Уильям Джеймс обратил внимание на бесполезность точных классификаций вещей, сливающихся и меняющихся так же, как человеческие эмоции. Той же бесполезностью, как мне кажется, отличаются попытки создать точную и систематическую классификацию изящных искусств. Классификация, перечисляющая разные классы вещей, удобна и необходима в качестве справочника. Однако каталог живописи, скульптуры, поэзии, драмы, танца, ландшафтного искусства, архитектуры, пения, музыкального исполнения и т. д. не претендует на то, что проясняет внутреннюю природу перечисленных вещей. Он предполагает, что такое прояснение могут дать только отдельные произведения искусства и больше ничего.
Жесткие классификации беспомощны (если принимать их всерьез), поскольку они отвлекают внимание от эстетических основ, а именно от качественно единого и целостного характера опыта продукта искусства. Но также они вредны и для исследователя эстетической теории. Они вводят в заблуждение в двух важных пунктах интеллектуального понимания. Во-первых, они неизбежно пренебрегают преходящими и связующими звеньями, а во-вторых, они, как следствие, создают непреодолимые препятствия на пути разумной реконструкции исторического развития любого искусства.
Одна из модных в прошлом классификаций ориентировалась на органы чувств. Позже мы увидим, что в таком способе деления может обнаружиться зерно истины. Однако в своем буквальном и прямом смысле такая классификация не может дать стройного результата. Современные авторы довольно точно разобрались с попыткой Канта ограничить материал искусств «высшими» интеллектуальными чувствами, то есть слухом и зрением, и я не буду повторять их достаточно убедительные аргументы. Однако когда спектр чувств расширяется, включая абсолютно все, то или иное чувство все равно остается лишь форпостом полной органической деятельности, в которой участвуют все органы, в том числе относящиеся к автономной системе. Глаз, ухо, осязание могут играть ведущую роль в определенном органическом начинании, однако они, как часовой в армейской части, не могут играть исключительной или даже наиболее важной роли.
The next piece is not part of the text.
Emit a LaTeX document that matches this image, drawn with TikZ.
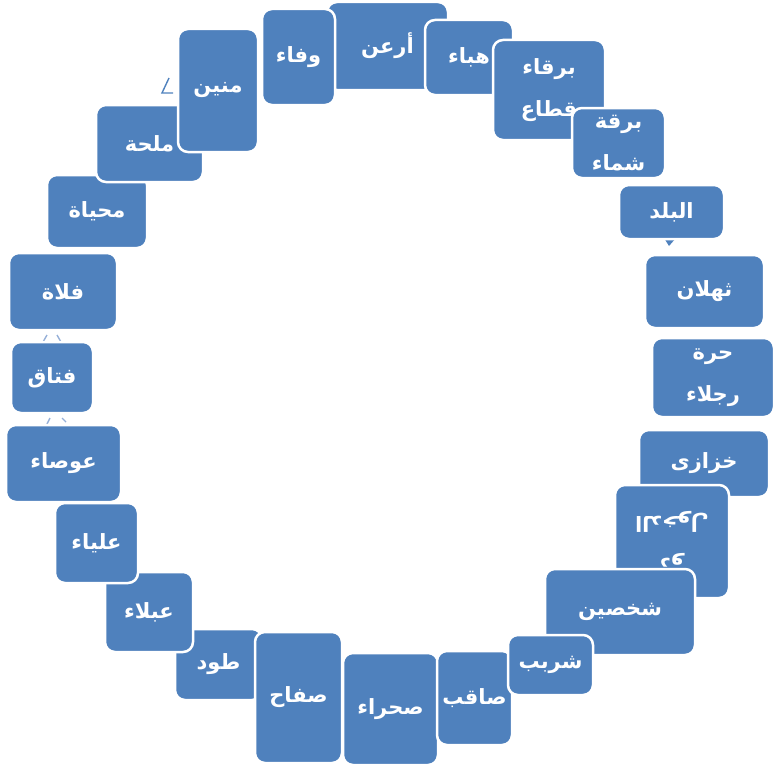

Частный пример путаницы, вызванной разделением искусств на искусства глаза и уха, обнаруживается в поэзии. Некогда стихотворения были произведениями бардов. Поэзия, известная в те времена, существовала только в устной речи, обращенной к уху. Ее распевали и декламировали. Вряд ли нужно говорить, насколько далеко поэзия в основных своих образцах ушла от песни после изобретения письма и печати. В настоящее время известны попытки использовать для усиления восприятия стихотворения печатные формы, оказывающие зрительное воздействия, – подобно хвосту мыши в «Алисе в Стране чудес». Но даже если не учитывать такие вольности, хотя «музыка» стихотворений, читаемых про себя, все еще остается определенным фактором (чем иллюстрируется мысль из предыдущего абзаца), поэзия как жанр литературы сегодня представляется жанром определенно визуальным. Значит ли это, что поэзия за последние две тысячи лет перешла из одного «класса» в другой?